Results v1

In this post, we will cover:

Recap
Results of the experiment
Challenges/Limitations
Improvements to be made

Recap

We trained using YOLO v8n, using a dataset of 105 in-game images. We gave it 3 classes of vehicles, MRAP, APC, and Transport Truck.

Images of vehicles were taken in different places, though all were done in bright daylight. Distances of vehicles from camera also varied. Most were taken from a drone, so they were mostly top-down view.

However, do keep in mind that our bounding boxes are still rather inaccurate, with it tending to only “focus” on the front, and ignoring the rear of the vehicle.

Results of the experiment

As with all things in life, there are always successes and failures. Unfortunately, this turned out to be more failure than success. Though it could detect vehicles in different scenes, the detection rate was rather spotty. Having said that, let’s view the samples of the successful detections first. Do note that, with the exception of the first image, the images used below are taken in a different scene from the training images.

Now, let us see the failures.

Observe the following image. Note how the cab of the transport truck is blocked by a light pole, and how the model is unable to detect the truck. Confidence threshold was set very low, as evident from the man detected as a transprot truck right beside it.

Next, observe the image below. Note that the front transport truck, with the rear slightly blocked by vegetation, is able to be detected, whereas the transport truck behind it, with the front cab partially blocked by a light pole, is not.

Challenges/Limitations

As evident from the 2 example failures, the model is only able to recognise the front portion of the vehicle. The rear of the vehicle does not matter.

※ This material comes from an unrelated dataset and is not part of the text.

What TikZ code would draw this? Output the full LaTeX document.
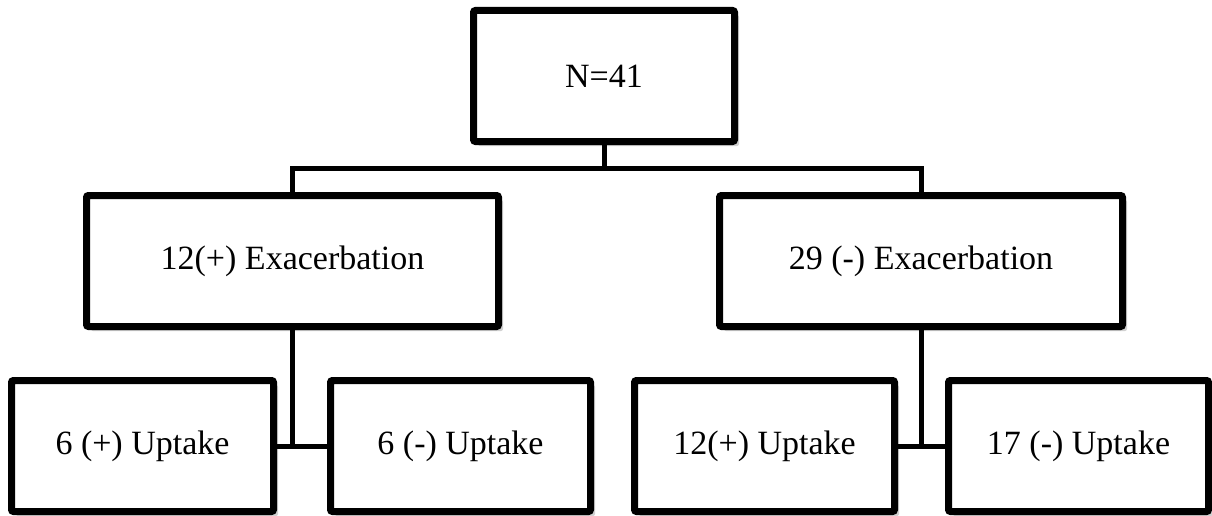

This is most likely due to the very rough bounding boxes given.

Furthermore, the small obstruction disrupting the detection may suggest insufficient training data.

Improvements to be made

Improved bounding boxes

This is the most important improvement that we need to have. As evident from the above experiment, the model is only trained to look for the “front” of the vehicle, rather than the whole vehicle. This means that vehicles with the front partially obstructed will not be detected by the model.

Varying time and view

As this was only a trial, we did not vary the time of day and the viewing position when taking screenshots. To improve this, we can do mulitple batches of screenshots at different time of day, to fully harness the variability that Arma 3 provides.

Furthermore, we will also have to take the images from a different viewpoint, such as at human-height. Using drones was prefered as it was fast and maneuverable. To gather images at human-height, we can make use of the existing light-strike vehicles in Arma 3 to speed around the different vehicle models placed. This will allow us to further vary our training data.